Changes made: For its Nigerian Index, four stocks where removed, while the weighting of several others was increased.
Access Bank, UBA and Unilever Nigeria were removed from the MSCI Nigeria index.
The weightings for Dangote Cement, Guaranty Trust Bank, Nestle Nigeria, Zenith Bank, Nigerian Breweries, Stanbic IBTC Holdings, Seplat, FBN Holdings and Ecobank Trans International were increased.
Guaranty Trust Bank had the largest share of the Nigerian index at 19.89%. Dangote Cement follows closely at 18.69%. Nestle Nigeria takes the third position at 17.05%.
For the MSCI NIgeria IMI index, Fidelity Bank was removed, while Dangote Cement and Lafarge Africa had their weightings increased.
Why were the four stocks removed?: The stocks may have been removed due to a decline in their market capitalization, for the period under review.
The Nigerian stock market has performed poorly in 2019, and the All Share Index is down by 9.37% year to date.
Implications of the changes: The stocks removed from the indices may witness a sell down as foreign portfolio investors will rebalance their portfolios accordingly.
The rebalancing however in no way implies a change in the fundamentals of the stocks, which remain sound.

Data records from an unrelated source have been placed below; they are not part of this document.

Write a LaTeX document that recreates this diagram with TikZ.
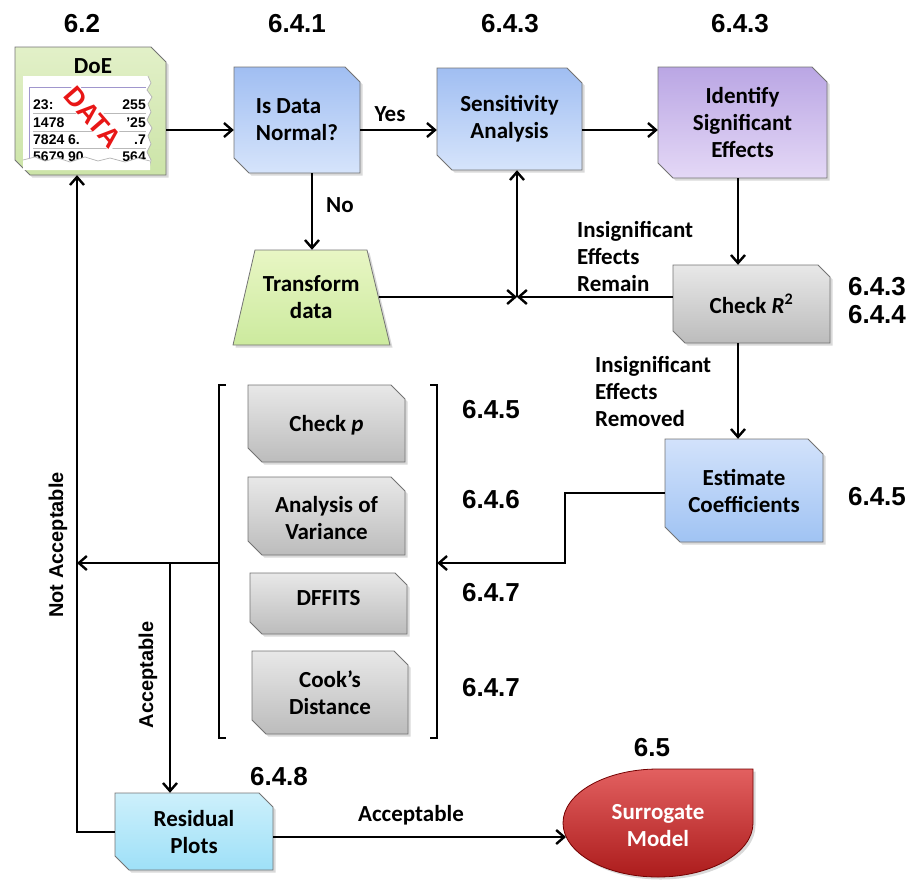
\documentclass[tikz,border=0pt]{standalone}
\usepackage{fontspec}
\setmainfont{Carlito}
\newfontfamily\numfont{Liberation Sans}
\usetikzlibrary{arrows.meta,shadows,calc}

\definecolor{bluetop}{RGB}{160,190,242}
\definecolor{bluebot}{RGB}{214,228,251}
\definecolor{esttop}{RGB}{210,226,251}
\definecolor{estbot}{RGB}{160,195,243}
\definecolor{purtop}{RGB}{186,166,228}
\definecolor{purbot}{RGB}{228,216,246}
\definecolor{graytop}{RGB}{232,232,232}
\definecolor{graybot}{RGB}{188,188,188}
\definecolor{cyantop}{RGB}{205,240,251}
\definecolor{cyanbot}{RGB}{158,224,248}
\definecolor{greentop}{RGB}{232,246,196}
\definecolor{greenbot}{RGB}{204,234,158}
\definecolor{doetop}{RGB}{226,240,200}
\definecolor{doebot}{RGB}{204,228,168}
\definecolor{surrtop}{RGB}{226,96,96}
\definecolor{surrbot}{RGB}{172,28,28}
\definecolor{datared}{RGB}{232,22,22}
\definecolor{lav}{RGB}{160,150,205}

\tikzset{
  lbl/.style={font=\fontsize{23}{27}\selectfont\bfseries, inner sep=0pt},
  num/.style={font=\numfont\fontsize{26}{30}\selectfont\bfseries, inner sep=0pt},
  side/.style={font=\numfont\fontsize{20}{24}\selectfont\bfseries, inner sep=0pt},
  cell/.style={font=\numfont\fontsize{14}{16}\selectfont\bfseries, inner sep=0pt},
  stamp/.style={font=\numfont\fontsize{27}{27}\selectfont\bfseries, inner sep=1pt, rotate=-49,
    fill=white, text=datared},
  boxtxt/.style={lbl, align=center},
  wire/.style={line width=2.4pt, line join=miter},
  arr/.style={wire, -{Straight Barb[length=8pt,width=14pt]}},
  boxline/.style={draw=black!55, line width=0.8pt},
  shad/.style={drop shadow={shadow xshift=2.5pt, shadow yshift=-2.5pt, opacity=0.3}},
}

% snipped-corner process box:
% #1 node options, #2 x1, #3 y1, #4 x2, #5 y2, #6 top colour, #7 bottom colour, #8 cut, #9 text
\newcommand\snipbox[9]{%
  \path[boxline, shad, top color=#6, bottom color=#7]
    (#2,#3) -- ({#4-#8},#3) -- (#4,{#3+#8}) -- (#4,#5) -- ({#2+#8},#5) -- (#2,{#5-#8}) -- cycle;
  \node[boxtxt, minimum width={(#4-#2)*1pt}, minimum height={(#5-#3)*1pt}, #1]
    at ({(#2+#4)/2},{(#3+#5)/2}) {#9};
}

\begin{document}
\begin{tikzpicture}[x=1pt, y=-1pt]
\useasboundingbox (0,0) rectangle (912,879);

% ---------- DoE ----------
\snipbox{name=doe}{15}{47}{166}{175}{doetop}{doebot}{15}{}
\node[lbl] at (93,66) {DoE};
\fill[white] (23,76) -- (148,76) -- (151,83) -- (147,90) -- (152,97) -- (148,104) -- (151,112)
  -- (147,120) -- (152,128) -- (148,136) -- (151,144) -- (147,152) -- (151,160) -- (149,169)
  -- (23,169) -- cycle;
\draw[gray!60, line width=0.7pt] (148,76) -- (151,83) -- (147,90) -- (152,97) -- (148,104) -- (151,112)
  -- (147,120) -- (152,128) -- (148,136) -- (151,144) -- (147,152) -- (151,160) -- (149,169);
\draw[lav, line width=0.8pt] (29,165) -- (29,87) -- (146,87);
\node[cell, anchor=west] at (33,105) {23:};
\node[cell, anchor=east] at (146,105) {255};
\node[cell, anchor=west] at (33,123) {1478};
\node[cell, anchor=east] at (146,123) {’25};
\node[cell, anchor=west] at (33,140) {7824 6.};
\node[cell, anchor=east] at (146,140) {.7};
\node[cell, anchor=west] at (33,157) {5679 90};
\node[cell, anchor=east] at (146,157) {564};
\foreach \y in {113,131,148} \draw[gray!55, line width=0.6pt] (33,\y) -- (146,\y);
\fill[white] (23,160) -- (35,157) -- (45,161) -- (58,158) -- (70,162) -- (85,157) -- (98,161)
  -- (110,158) -- (125,162) -- (138,158) -- (150,161) -- (150,170) -- (23,170) -- cycle;
\draw[gray!60, line width=0.7pt] (23,160) -- (35,157) -- (45,161) -- (58,158) -- (70,162) -- (85,157)
  -- (98,161) -- (110,158) -- (125,162) -- (138,158) -- (150,161);
\node[stamp] (stampnode) at (93,117) {DATA};

% ---------- process boxes ----------
\snipbox{name=isnorm, align=left}{234}{67}{360}{173}{bluetop}{bluebot}{15}{Is Data\\Normal?}
\snipbox{name=sens}{437}{68}{582}{170}{bluetop}{bluebot}{15}{Sensitivity\\Analysis}
\snipbox{name=ident}{658}{67}{827}{178}{purtop}{purbot}{15}{Identify\\Significant\\Effects}
\snipbox{name=checkr}{673}{265}{830}{343}{graytop}{graybot}{12}{Check \textit{R}\textsuperscript{2}}
\snipbox{name=est}{665}{439}{823}{542}{esttop}{estbot}{15}{Estimate\\Coefficients}
\snipbox{name=checkp, yshift=-2pt}{248}{385}{405}{462}{graytop}{graybot}{14}{Check \textit{p}}
\snipbox{name=anova, yshift=-2pt}{248}{477}{405}{555}{graytop}{graybot}{14}{Analysis of\\Variance}
\snipbox{name=dffits, yshift=5pt}{250}{573}{407}{634}{graytop}{graybot}{12}{DFFITS}
\snipbox{name=cooks}{252}{651}{408}{734}{graytop}{graybot}{14}{Cook’s\\Distance}
\snipbox{name=resid}{115}{793}{273}{870}{cyantop}{cyanbot}{14}{Residual\\Plots}

% transform (trapezoid)
\path[boxline, shad, top color=greentop, bottom color=greenbot]
  (255,250) -- (367,250) -- (390,345) -- (233,345) -- cycle;
\node[boxtxt, minimum width=134.5pt, minimum height=95pt] (trans) at (311.25,297.5) {Transform\\data};

% surrogate model
\path[draw=red!45!black, line width=0.8pt, shad, top color=surrtop, bottom color=surrbot]
  (753,769) -- (658,769) .. controls (606,769) and (563,793) .. (563,823)
  .. controls (563,853) and (606,877) .. (658,877)
  .. controls (710,877) and (753,853) .. (753,823) -- cycle;
\node[boxtxt, text=white, minimum width=190pt, minimum height=108pt] (surr) at (658,826) {Surrogate\\Model};

% diagnostics group with brackets
\node[inner sep=0pt, minimum width=218pt, minimum height=353pt] (grp) at (328,561.5) {};
\draw[wire] ($(grp.north west)+(7,0)$) -- (grp.north west) -- (grp.south west) -- ($(grp.south west)+(7,0)$);
\draw[wire] ($(grp.north east)+(-7,0)$) -- (grp.north east) -- (grp.south east) -- ($(grp.south east)+(-7,0)$);

% ---------- connectors ----------
\coordinate (rowY) at (0,130);
\draw[arr] (doe.east |- rowY) -- (isnorm.west |- rowY);
\draw[arr] (isnorm.east |- rowY) -- (sens.west |- rowY);
\draw[arr] (sens.east |- rowY) -- (ident.west |- rowY);

\coordinate (nox) at (312,0);
\draw[arr] (isnorm.south -| nox) -- (trans.north -| nox);

\coordinate (jn) at (517,297);
\draw[arr] (trans.east |- jn) -- (jn);
\draw[arr] (checkr.west |- jn) -- (jn);
\draw[arr] (jn) -- (sens.south -| jn);

\coordinate (vx) at (738,0);
\draw[arr] (ident.south -| vx) -- (checkr.north -| vx);
\draw[arr] (checkr.south -| vx) -- (est.north -| vx);

\coordinate (e1) at (565,493);
\coordinate (e2) at (565,563);
\draw[arr] (est.west |- e1) -- (e1) -- (e2) -- (grp.east |- e2);

\coordinate (nax) at (77,563);
\coordinate (br) at (170,563);
\draw[arr] (grp.west |- e2) -- (nax);
\draw[arr] (br) -- (resid.north -| br);

\coordinate (r1) at (77,832);
\draw[arr] (resid.west |- r1) -- (r1) -- (doe.south -| r1);

\coordinate (sx) at (566,837);
\draw[arr] (resid.east |- sx) -- (sx);

% ---------- labels ----------
\node[lbl] at (390,114) {Yes};
\node[lbl] at (340,205) {No};
\node[lbl, align=left, anchor=west] at (577,256) {Insignificant\\Effects\\Remain};
\node[lbl, align=left, anchor=west] at (595,391) {Insignificant\\Effects\\Removed};
\node[lbl] at (411,815) {Acceptable};
\node[side, rotate=90] at (148,675) {Acceptable};
\node[side, rotate=90] at (58,545) {Not Acceptable};

\node[num] at (82,24) {6.2};
\node[num] at (297,24) {6.4.1};
\node[num] at (510,24) {6.4.3};
\node[num] at (740,24) {6.4.3};
\node[num] at (877,287) {6.4.3};
\node[num] at (877,315) {6.4.4};
\node[num] at (877,497) {6.4.5};
\node[num] at (491,410) {6.4.5};
\node[num] at (491,500) {6.4.6};
\node[num] at (491,593) {6.4.7};
\node[num] at (491,688) {6.4.7};
\node[num] at (279,777) {6.4.8};
\node[num] at (652,748) {6.5};
\end{tikzpicture}
\end{document}
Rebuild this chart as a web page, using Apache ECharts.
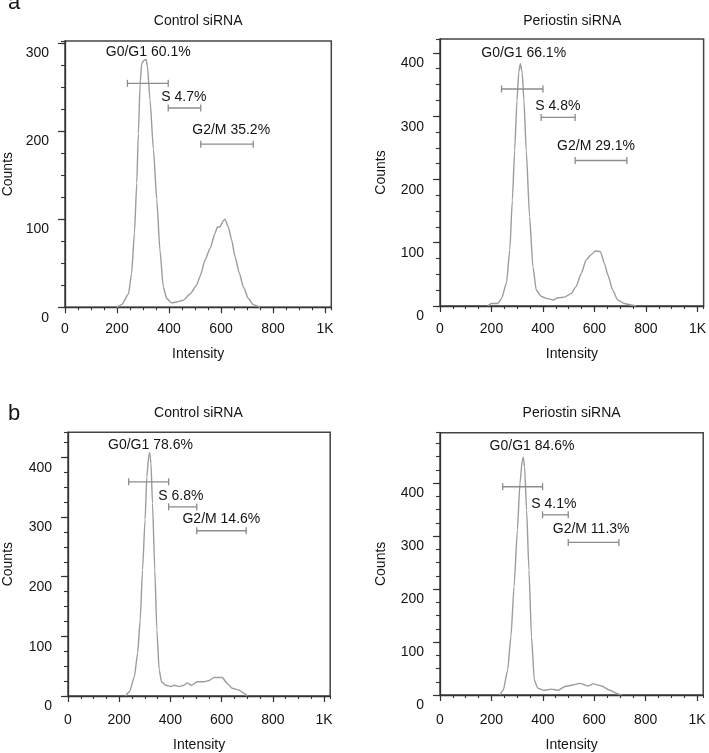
<!DOCTYPE html>
<html><head><meta charset="utf-8">
<script src="https://cdn.jsdelivr.net/npm/echarts@6/dist/echarts.min.js"></script>
<style>html,body{margin:0;padding:0;background:#fff}#c{width:709px;height:753px}</style>
</head><body><div id="c"></div><script>
// ---------- data ----------
const panelTitles = ['Control siRNA', 'Periostin siRNA', 'Control siRNA', 'Periostin siRNA'];
const panelLetters = ['a', 'b'];
const xTickLabels = ['0', '200', '400', '600', '800', '1K'];
const xAxisName = 'Intensity';
const yAxisName = 'Counts';
const yMaxValues = [302, 422, 442, 495];

const intensityActrl = [199, 218, 244, 256, 267, 276, 282, 289, 295, 304, 312, 317, 327, 340, 353, 365, 378, 391, 410, 429, 455, 481, 506, 519, 539, 558, 577, 586, 596, 606, 615, 628, 641, 654, 671, 686, 705, 724, 750];
const countsActrl    = [0, 3, 15, 38, 84, 141, 197, 254, 277, 280, 281, 273, 235, 179, 122, 65, 23, 10, 5, 6, 8, 15, 25, 35, 54, 67, 84, 91, 91, 97, 100, 91, 76, 57, 38, 23, 10, 3, 0];

const intensityAperi = [185, 200, 225, 239, 258, 271, 281, 290, 299, 306, 312, 319, 326, 335, 348, 361, 374, 394, 413, 439, 458, 484, 510, 529, 549, 568, 587, 603, 623, 639, 652, 671, 690, 716, 742, 761];
const countsAperi    = [0, 4, 4, 12, 36, 88, 167, 246, 325, 370, 383, 370, 325, 246, 141, 62, 25, 15, 12, 9.5, 13, 14, 20, 31, 52, 73, 81, 87, 86, 67, 49, 25, 9.5, 4, 1.5, 0];

const intensityBctrl = [225, 240, 259, 272, 282, 291, 301, 308, 315, 319, 324, 330, 339, 347, 356, 365, 382, 402, 415, 434, 453, 466, 482, 505, 531, 551, 570, 602, 622, 641, 667, 687, 700];
const countsBctrl    = [0, 7, 32, 72, 127, 211, 295, 368, 401, 408, 390, 323, 211, 111, 44, 24, 18, 16, 18, 16, 18, 22, 18, 24, 24, 26, 31, 31, 21, 13, 10, 4.5, 0];

const intensityBperi = [233, 246, 263, 276, 288, 301, 311, 320, 324, 329, 337, 346, 356, 367, 380, 402, 434, 460, 486, 518, 544, 576, 596, 628, 661, 693, 706];
const countsBperi    = [0, 9, 47, 110, 204, 311, 399, 443, 449, 430, 349, 236, 110, 28, 13, 9, 11, 9, 16, 19, 22, 17, 21, 17, 9, 2, 0];

const gateNames = ['G0/G1', 'S', 'G2/M'];
const gatePctActrl = [60.1, 4.7, 35.2];
const gatePctAperi = [66.1, 4.8, 29.1];
const gatePctBctrl = [78.6, 6.8, 14.6];
const gatePctBperi = [84.6, 4.1, 11.3];

// gate [start, end, count level]
const gatesActrl = [[240, 397, 254], [397, 522, 226], [522, 724, 185]];
const gatesAperi = [[239, 400, 343], [393, 525, 298], [525, 726, 230]];
const gatesBctrl = [[237, 393, 359], [393, 503, 317], [503, 696, 277]];
const gatesBperi = [[244, 399, 393], [399, 499, 340], [499, 696, 288]];

// gate label anchors [intensity, count]
const gateLabelAtActrl = [[320, 289], [457, 238], [639, 201]];
const gateLabelAtAperi = [[325, 399], [458, 316], [606, 252]];
const gateLabelAtBctrl = [[322, 420], [441, 335], [599, 296]];
const gateLabelAtBperi = [[358, 470], [443, 361], [588, 313]];

// ---------- layout ----------
const FONT = '"Liberation Sans", Arial, Helvetica, sans-serif';
const grids = [
  {left: 65, top: 41, width: 266.3, height: 266.3},
  {left: 440, top: 39, width: 264.5, height: 267},
  {left: 66.7, top: 432.3, width: 263.5, height: 263.7},
  {left: 440, top: 432.7, width: 263.2, height: 262.3}
];
const xLabelMargin = [15, 16, 17, 18];
const xNameGap = [40, 41, 42, 43];
const yNameGap = [50, 52, 53, 52];

const panels = [
  {x: intensityActrl, y: countsActrl, pct: gatePctActrl, gates: gatesActrl, lab: gateLabelAtActrl},
  {x: intensityAperi, y: countsAperi, pct: gatePctAperi, gates: gatesAperi, lab: gateLabelAtAperi},
  {x: intensityBctrl, y: countsBctrl, pct: gatePctBctrl, gates: gatesBctrl, lab: gateLabelAtBctrl},
  {x: intensityBperi, y: countsBperi, pct: gatePctBperi, gates: gatesBperi, lab: gateLabelAtBperi}
];

const AX = '#333';
const TXT = '#141414';
const xAxes = [], yAxes = [], series = [], graphics = [];
panels.forEach((p, i) => {
  xAxes.push({
    type: 'value', gridIndex: i, min: 0, max: 1024, interval: 200, position: 'bottom',
    axisLine: {show: true, onZero: false, lineStyle: {color: AX, width: 1.3}},
    axisTick: {show: true, length: 6, lineStyle: {color: AX, width: 1.2}},
    axisLabel: {margin: xLabelMargin[i], fontSize: 14, color: TXT, fontFamily: FONT,
      showMaxLabel: false,
      formatter: v => (v % 200 === 0 ? xTickLabels[v / 200] : '')},
    splitLine: {show: false},
    name: xAxisName, nameLocation: 'middle', nameGap: xNameGap[i], nameMoveOverlap: false,
    nameTextStyle: {fontSize: 14, color: TXT, fontFamily: FONT}
  });
  xAxes.push({
    type: 'value', gridIndex: i, min: 0, max: 1024, interval: 50, position: 'bottom',
    axisLine: {show: false, onZero: false},
    axisTick: {show: true, length: 3, lineStyle: {color: AX, width: 1.1}},
    axisLabel: {show: false}, splitLine: {show: false}
  });
  yAxes.push({
    type: 'value', gridIndex: i, min: 0, max: yMaxValues[i], interval: 100, position: 'left',
    axisLine: {show: true, onZero: false, lineStyle: {color: AX, width: 1.3}},
    axisTick: {show: true, length: 7, lineStyle: {color: AX, width: 1.2}},
    axisLabel: {margin: 16, fontSize: 14, color: TXT, fontFamily: FONT,
      verticalAlign: 'top', lineHeight: 21, showMaxLabel: false,
      formatter: v => (v % 100 === 0 ? String(v) : '')},
    splitLine: {show: false},
    name: yAxisName, nameLocation: 'middle', nameGap: yNameGap[i], nameMoveOverlap: false,
    nameTextStyle: {fontSize: 14, color: TXT, fontFamily: FONT}
  });
  yAxes.push({
    type: 'value', gridIndex: i, min: 0, max: yMaxValues[i], interval: 25, position: 'left',
    axisLine: {show: false, onZero: false},
    axisTick: {show: true, length: 4, lineStyle: {color: AX, width: 1.1}},
    axisLabel: {show: false}, splitLine: {show: false}
  });

  series.push({
    type: 'line', xAxisIndex: 2 * i, yAxisIndex: 2 * i,
    data: p.x.map((v, k) => [v, p.y[k]]),
    showSymbol: false, smooth: 0.2, smoothMonotone: 'x',
    lineStyle: {color: '#9c9c9c', width: 1.4}, z: 3, silent: true
  });
  series.push({
    type: 'custom', xAxisIndex: 2 * i, yAxisIndex: 2 * i,
    data: p.gates, encode: {x: [0, 1], y: 2}, z: 4, silent: true,
    renderItem: (params, api) => {
      const a = api.coord([api.value(0), api.value(2)]);
      const b = api.coord([api.value(1), api.value(2)]);
      const c = 3.5, st = {stroke: '#8c8c8c', lineWidth: 1.3};
      return {type: 'group', children: [
        {type: 'line', shape: {x1: a[0], y1: a[1], x2: b[0], y2: b[1]}, style: st},
        {type: 'line', shape: {x1: a[0], y1: a[1] - c, x2: a[0], y2: a[1] + c}, style: st},
        {type: 'line', shape: {x1: b[0], y1: b[1] - c, x2: b[0], y2: b[1] + c}, style: st}
      ]};
    }
  });
  const labelTexts = p.lab.map((v, k) => gateNames[k] + ' ' + p.pct[k].toFixed(1) + '%');
  series.push({
    type: 'custom', xAxisIndex: 2 * i, yAxisIndex: 2 * i, z: 5, silent: true,
    data: p.lab, encode: {x: 0, y: 1},
    renderItem: (params, api) => {
      const pt = api.coord([api.value(0), api.value(1)]);
      return {type: 'text', x: pt[0], y: pt[1],
        style: {text: labelTexts[params.dataIndex], fill: TXT, font: '14px ' + FONT,
          textAlign: 'center', textVerticalAlign: 'middle'}};
    }
  });

  const g = grids[i];
  graphics.push({
    type: 'text', x: g.left + g.width / 2, y: i < 2 ? 21 : 413.5,
    style: {text: panelTitles[i], fill: TXT, font: '14px ' + FONT, textAlign: 'center', textVerticalAlign: 'middle'}
  });
});
graphics.push({type: 'text', x: 14, y: 3, style: {text: panelLetters[0], fill: TXT, font: '22px ' + FONT, textAlign: 'center', textVerticalAlign: 'middle'}});
graphics.push({type: 'text', x: 14, y: 414, style: {text: panelLetters[1], fill: TXT, font: '22px ' + FONT, textAlign: 'center', textVerticalAlign: 'middle'}});

const chart = echarts.init(document.getElementById('c'), null, {renderer: 'canvas'});
chart.setOption({
  animation: false,
  backgroundColor: '#fff',
  grid: grids.map(g => Object.assign({show: true, borderColor: '#444', borderWidth: 1.5, backgroundColor: 'transparent', containLabel: false}, g)),
  xAxis: xAxes,
  yAxis: yAxes,
  series: series,
  graphic: graphics
});
</script></body></html>
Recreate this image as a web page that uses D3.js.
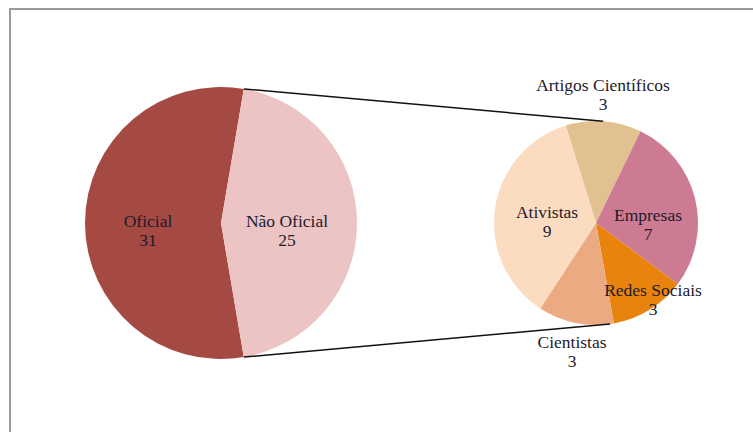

The MCSI Frontier Market Index was created in 2007 and tracks the stock markets of countries which are more volatile than emerging markets.
The 21 countries in the Index are Argentina, Bahrain, Bangladesh, Croatia, Estonia, Jordan, Kazakhstan, Kenya, Kuwait, Lebanon, Lithuania, Mauritius, Morocco, Nigeria, Oman, Romania, Serbia, Slovenia, Sri Lanka, Tunisia, and Vietnam.
It also includes the West African Economic and Monetary Union. It consists of the following countries: Benin, Burkina Faso, Ivory Coast, Guinea-Bissau, Mali, Niger, Senegal, and Togo.